Tinslee Lewis has been on life support in the neonatal ICU at Cook Children’s Medical Center, Fort Worth, Texas, since her birth in early 2019. Born with a rare heart defect that left her with chronic lung disease and severe high blood pressure, Tinslee requires full respiratory and cardiac support. Her physicians say she has no prospect of getting better and that her irreversible condition is deteriorating. Her family disagrees.
Doctors want to discontinue Tinslee’s care under a Texas state law that allows physicians to withhold what is known as “futile” or “non-beneficial care,” a provision that can be exercised if other hospitals refuse to accept the patient. Since no hospital has expressed interest in receiving Tinslee, Cook Children’s has gone to court to try to end the medical intervention that doctors say is “ravaging” her body.
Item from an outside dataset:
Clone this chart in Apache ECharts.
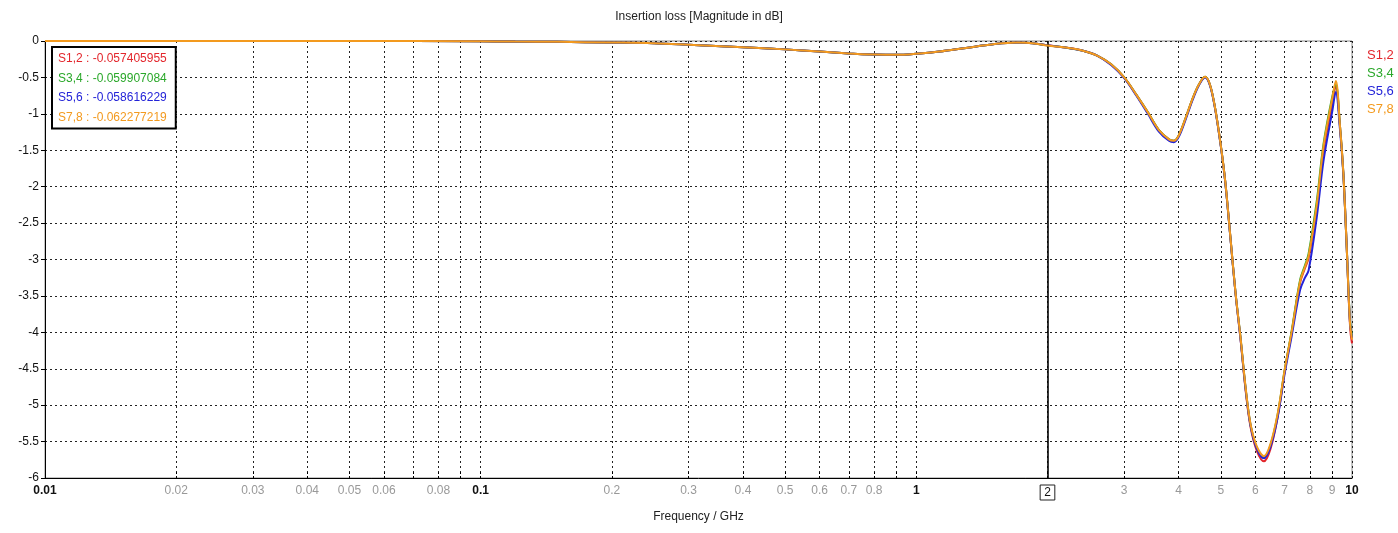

As is typical of patient cases involving extended life support, the high cost of care is also at issue. Through 2020, Cook Children’s had already spent $24 million in Medicaid funds to pay for Tinslee’s care.
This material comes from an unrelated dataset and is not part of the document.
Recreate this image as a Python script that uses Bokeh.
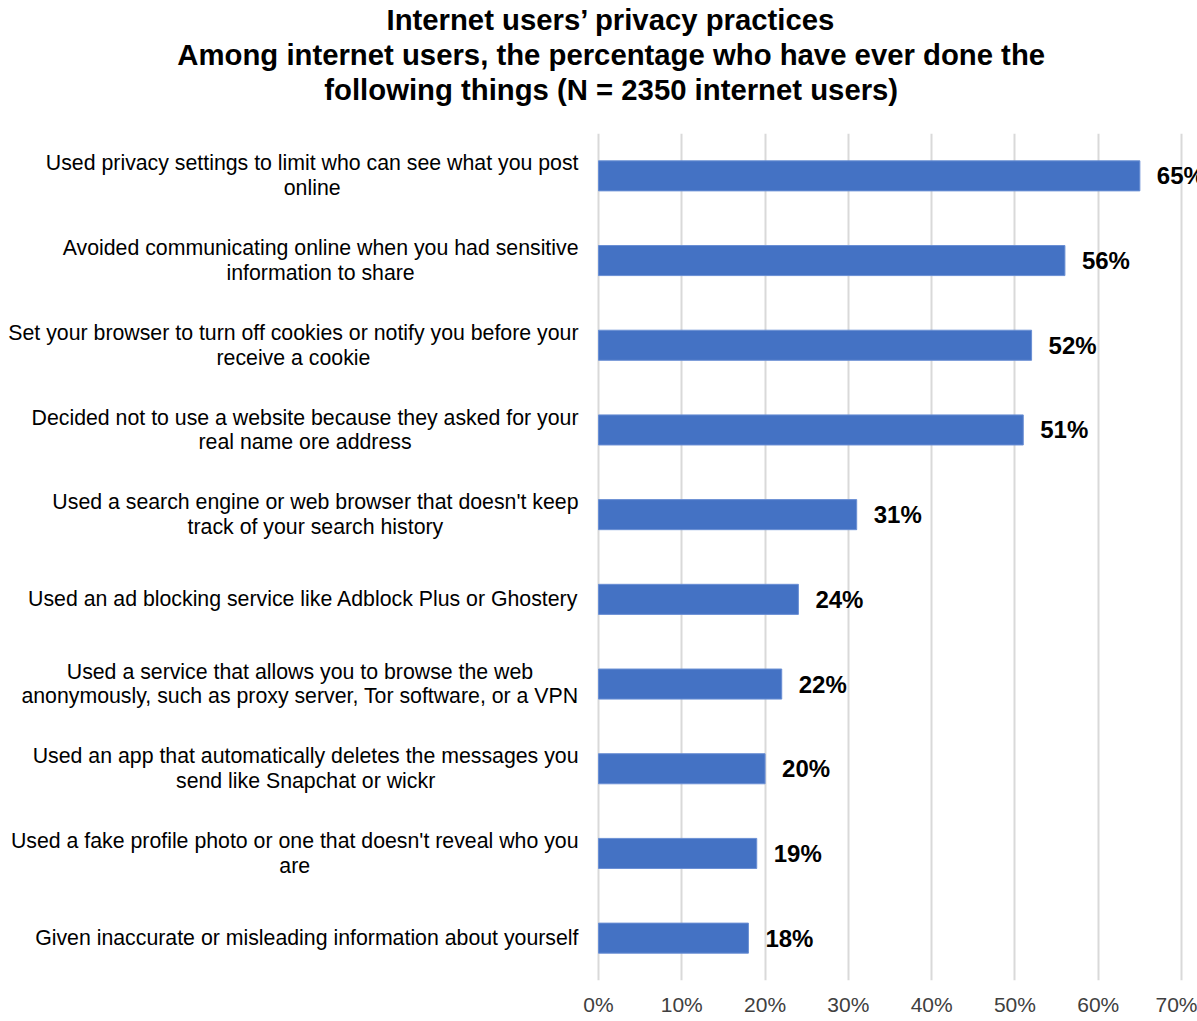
from bokeh.plotting import figure
from bokeh.models import Range1d, FactorRange, FixedTicker, ColumnDataSource, Title
from bokeh.core.properties import value
from bokeh.embed import file_html
from bokeh.resources import INLINE

# ---- data ----
categories = [
    "Used privacy settings to limit who can see what you post\nonline",
    "Avoided communicating online when you had sensitive\ninformation to share",
    "Set your browser to turn off cookies or notify you before your\nreceive a cookie",
    "Decided not to use a website because they asked for your\nreal name ore address",
    "Used a search engine or web browser that doesn't keep\ntrack of your search history",
    "Used an ad blocking service like Adblock Plus or Ghostery",
    "Used a service that allows you to browse the web\nanonymously, such as proxy server, Tor software, or a VPN",
    "Used an app that automatically deletes the messages you\nsend like Snapchat or wickr",
    "Used a fake profile photo or one that doesn't reveal who you\nare",
    "Given inaccurate or misleading information about yourself",
]
percentages = [65, 56, 52, 51, 31, 24, 22, 20, 19, 18]
tick_values = [0, 10, 20, 30, 40, 50, 60, 70]
tick_labels = ["0%", "10%", "20%", "30%", "40%", "50%", "60%", "70%"]
title_lines = [
    "Internet users\u2019 privacy practices",
    "Among internet users, the percentage who have ever done the",
    "following things (N = 2350 internet users)",
]

FONT = "Liberation Sans"

src = ColumnDataSource(dict(
    cat=categories,
    pct=percentages,
    zero=[0] * len(categories),
    pct_label=[f"{v}%" for v in percentages],
))

p = figure(
    width=1197, height=1021,
    output_backend="svg", toolbar_location=None,
    x_range=Range1d(-71.80, 71.92),
    y_range=FactorRange(factors=list(reversed(categories)), range_padding=0),
    y_axis_location=None,
    min_border_left=0, min_border_right=0,
    min_border_top=133, min_border_bottom=41,
    title=None,
)
p.outline_line_color = None
p.background_fill_color = "white"
p.border_fill_color = "white"

# spacer between title block and plot area
p.add_layout(Title(text="\u00a0", text_font=FONT, text_font_size="23px",
                   standoff=0), "above")
# titles: the first added sits nearest the plot
for line in reversed(title_lines):
    t = Title(
        text="\u00a0\u00a0\u00a0" + line,
        align="center",
        standoff=0,
        text_font=FONT,
        text_font_size="29.3px",
        text_font_style="bold",
        text_color="#000000",
    )
    p.add_layout(t, "above")

# grid
p.ygrid.grid_line_color = None
p.xgrid.ticker = FixedTicker(ticks=tick_values)
p.xgrid.grid_line_color = "#d9d9d9"
p.xgrid.grid_line_width = 2

# x axis
ax = p.xaxis[0]
ax.ticker = FixedTicker(ticks=tick_values)
ax.major_label_overrides = dict(zip(tick_values, tick_labels))
ax.axis_line_color = None
ax.major_tick_line_color = None
ax.minor_tick_line_color = None
ax.major_tick_out = 0
ax.major_tick_in = 0
ax.minor_tick_out = 0
ax.major_label_standoff = 12
ax.major_label_text_font = FONT
ax.major_label_text_font_size = "21px"
ax.major_label_text_color = "#404040"

# bars
p.hbar(y="cat", left="zero", right="pct", height=0.355, source=src,
       fill_color="#4472C4", line_color="#6a8fd4", line_width=1)

# category labels
p.text(x="zero", y="cat", text="cat", source=src,
       x_offset=-20, anchor="center_right",
       text_align="center", text_baseline="middle",
       text_font=value(FONT), text_font_size="21.3px",
       text_line_height=1.03, text_color="#000000")

# value labels
p.text(x="pct", y="cat", text="pct_label", source=src,
       x_offset=17, text_align="left", text_baseline="middle",
       text_font=value(FONT), text_font_size="24px",
       text_font_style="bold", text_color="#000000")

open("out.html", "w").write(file_html(p, INLINE))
In other prominent cases it has sometimes been the relatives of individuals living in a persistent vegetative state—not the hospitals—that have fought for the removal of life-prolonging treatment. In the 1970s, the parents of Karen Ann Quinlan appealed to the New Jersey Supreme Court to have her ventilator removed. In the 1980s, the parents of Nancy Cruzan took their quest to have her feeding tube removed all the way to the US Supreme Court. In the 1990s, the husband and legal guardian of Terri Schiavo argued that Terri would not have wanted prolonged artificial life support without the prospect of recovery. He sought the withdrawal of her artificial nutrition and hydration against the wishes of her parents.